**GOAL OF THE EXERCISE:** Copy exactly, and only, the lines between the line holding "Output the Python" and the line holding "from matplotlib.patches import Rectangle", inclusive; skip the pictures.

=== DATASET RECORDS ===

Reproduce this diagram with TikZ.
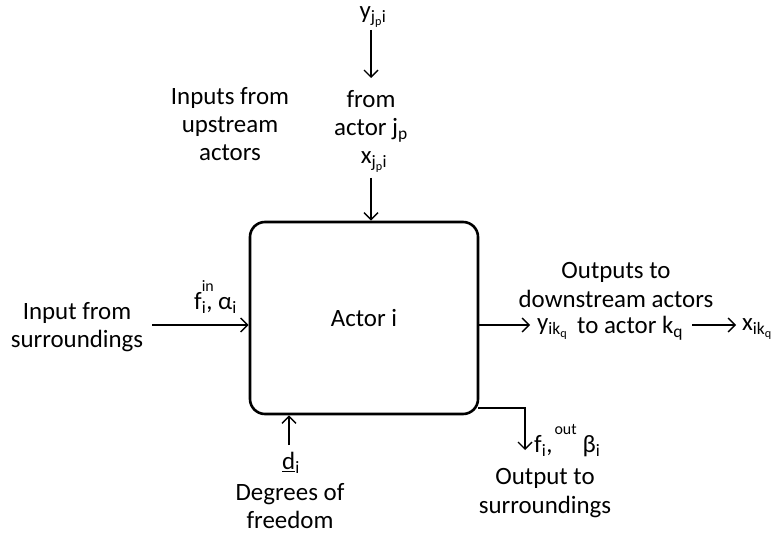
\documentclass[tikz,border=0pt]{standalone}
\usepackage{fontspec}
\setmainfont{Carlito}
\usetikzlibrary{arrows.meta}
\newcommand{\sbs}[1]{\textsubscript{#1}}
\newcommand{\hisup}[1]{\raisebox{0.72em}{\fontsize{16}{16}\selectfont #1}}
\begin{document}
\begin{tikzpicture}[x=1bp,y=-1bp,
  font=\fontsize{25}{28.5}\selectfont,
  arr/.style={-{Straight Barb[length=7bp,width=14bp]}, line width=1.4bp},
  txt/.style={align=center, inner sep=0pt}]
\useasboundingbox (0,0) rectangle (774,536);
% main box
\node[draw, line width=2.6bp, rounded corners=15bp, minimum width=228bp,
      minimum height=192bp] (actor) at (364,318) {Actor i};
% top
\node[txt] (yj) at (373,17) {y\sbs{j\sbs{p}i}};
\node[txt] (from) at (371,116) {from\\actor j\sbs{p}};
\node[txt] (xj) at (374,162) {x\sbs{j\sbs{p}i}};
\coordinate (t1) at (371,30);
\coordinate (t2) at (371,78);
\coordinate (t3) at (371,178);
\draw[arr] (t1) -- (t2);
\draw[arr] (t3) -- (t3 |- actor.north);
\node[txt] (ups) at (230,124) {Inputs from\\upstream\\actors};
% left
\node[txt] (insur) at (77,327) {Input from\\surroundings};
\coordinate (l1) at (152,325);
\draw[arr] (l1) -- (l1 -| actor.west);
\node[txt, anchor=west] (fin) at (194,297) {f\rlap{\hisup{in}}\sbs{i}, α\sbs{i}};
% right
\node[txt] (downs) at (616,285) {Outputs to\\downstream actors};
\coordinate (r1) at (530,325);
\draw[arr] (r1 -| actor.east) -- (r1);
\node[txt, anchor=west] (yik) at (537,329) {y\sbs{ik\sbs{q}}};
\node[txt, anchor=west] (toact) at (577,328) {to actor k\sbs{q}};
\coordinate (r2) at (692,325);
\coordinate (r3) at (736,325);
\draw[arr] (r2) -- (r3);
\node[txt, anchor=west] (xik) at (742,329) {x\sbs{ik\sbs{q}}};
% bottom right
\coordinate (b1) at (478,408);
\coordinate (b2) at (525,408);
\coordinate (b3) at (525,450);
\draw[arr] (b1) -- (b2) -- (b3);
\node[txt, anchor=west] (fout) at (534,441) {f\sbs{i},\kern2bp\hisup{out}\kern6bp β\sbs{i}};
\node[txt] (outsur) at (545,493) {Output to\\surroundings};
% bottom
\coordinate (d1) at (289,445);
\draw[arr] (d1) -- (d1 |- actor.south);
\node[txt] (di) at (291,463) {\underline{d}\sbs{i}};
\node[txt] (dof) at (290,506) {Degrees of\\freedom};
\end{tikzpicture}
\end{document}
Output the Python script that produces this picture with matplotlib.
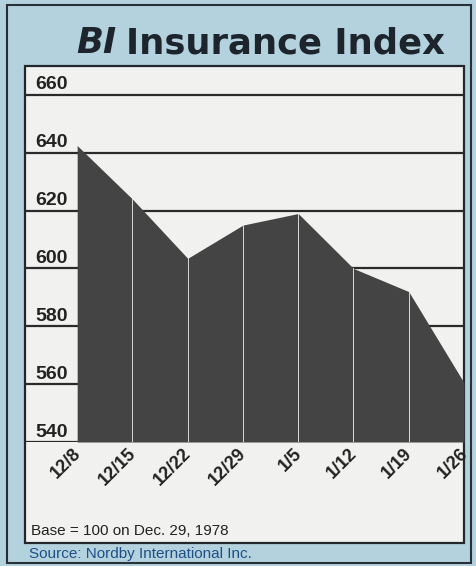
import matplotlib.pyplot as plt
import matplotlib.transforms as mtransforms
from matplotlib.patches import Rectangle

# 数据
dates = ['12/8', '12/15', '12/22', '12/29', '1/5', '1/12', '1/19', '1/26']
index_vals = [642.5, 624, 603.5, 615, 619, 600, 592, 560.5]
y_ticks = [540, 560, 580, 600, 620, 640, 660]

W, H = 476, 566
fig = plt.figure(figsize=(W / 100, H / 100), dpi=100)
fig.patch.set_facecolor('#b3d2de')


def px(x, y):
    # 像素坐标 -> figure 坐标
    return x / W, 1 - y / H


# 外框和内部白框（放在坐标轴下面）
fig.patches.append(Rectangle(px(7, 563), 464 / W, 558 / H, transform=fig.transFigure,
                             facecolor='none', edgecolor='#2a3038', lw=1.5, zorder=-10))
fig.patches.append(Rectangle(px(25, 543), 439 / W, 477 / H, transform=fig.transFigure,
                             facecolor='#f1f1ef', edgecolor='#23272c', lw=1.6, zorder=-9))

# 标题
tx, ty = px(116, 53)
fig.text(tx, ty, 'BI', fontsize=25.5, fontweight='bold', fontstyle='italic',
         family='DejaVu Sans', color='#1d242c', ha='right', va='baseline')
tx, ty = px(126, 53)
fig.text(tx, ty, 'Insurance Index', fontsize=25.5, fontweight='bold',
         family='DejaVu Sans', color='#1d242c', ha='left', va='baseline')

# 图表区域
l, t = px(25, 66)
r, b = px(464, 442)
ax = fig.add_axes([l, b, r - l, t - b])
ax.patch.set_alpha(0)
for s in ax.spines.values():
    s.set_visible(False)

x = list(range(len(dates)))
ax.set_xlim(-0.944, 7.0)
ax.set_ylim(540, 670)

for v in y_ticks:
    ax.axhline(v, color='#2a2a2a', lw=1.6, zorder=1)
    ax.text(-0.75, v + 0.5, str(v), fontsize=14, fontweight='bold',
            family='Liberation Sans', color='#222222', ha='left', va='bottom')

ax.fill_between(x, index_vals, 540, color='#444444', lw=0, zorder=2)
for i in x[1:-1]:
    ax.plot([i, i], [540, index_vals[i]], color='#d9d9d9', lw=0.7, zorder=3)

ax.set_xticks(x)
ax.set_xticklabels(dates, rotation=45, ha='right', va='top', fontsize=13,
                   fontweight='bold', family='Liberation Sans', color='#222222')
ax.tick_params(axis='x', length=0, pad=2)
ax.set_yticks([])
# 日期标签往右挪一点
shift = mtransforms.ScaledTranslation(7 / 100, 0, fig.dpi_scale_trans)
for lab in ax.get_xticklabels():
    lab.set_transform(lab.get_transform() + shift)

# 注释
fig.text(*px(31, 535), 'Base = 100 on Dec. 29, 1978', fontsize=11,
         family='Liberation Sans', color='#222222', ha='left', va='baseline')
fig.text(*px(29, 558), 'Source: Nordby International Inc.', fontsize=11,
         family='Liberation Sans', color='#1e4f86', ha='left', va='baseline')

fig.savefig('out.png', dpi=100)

===

**WORKED ANSWER:**
Output the Python script that produces this picture with matplotlib.
import matplotlib.pyplot as plt
import matplotlib.transforms as mtransforms
from matplotlib.patches import Rectangle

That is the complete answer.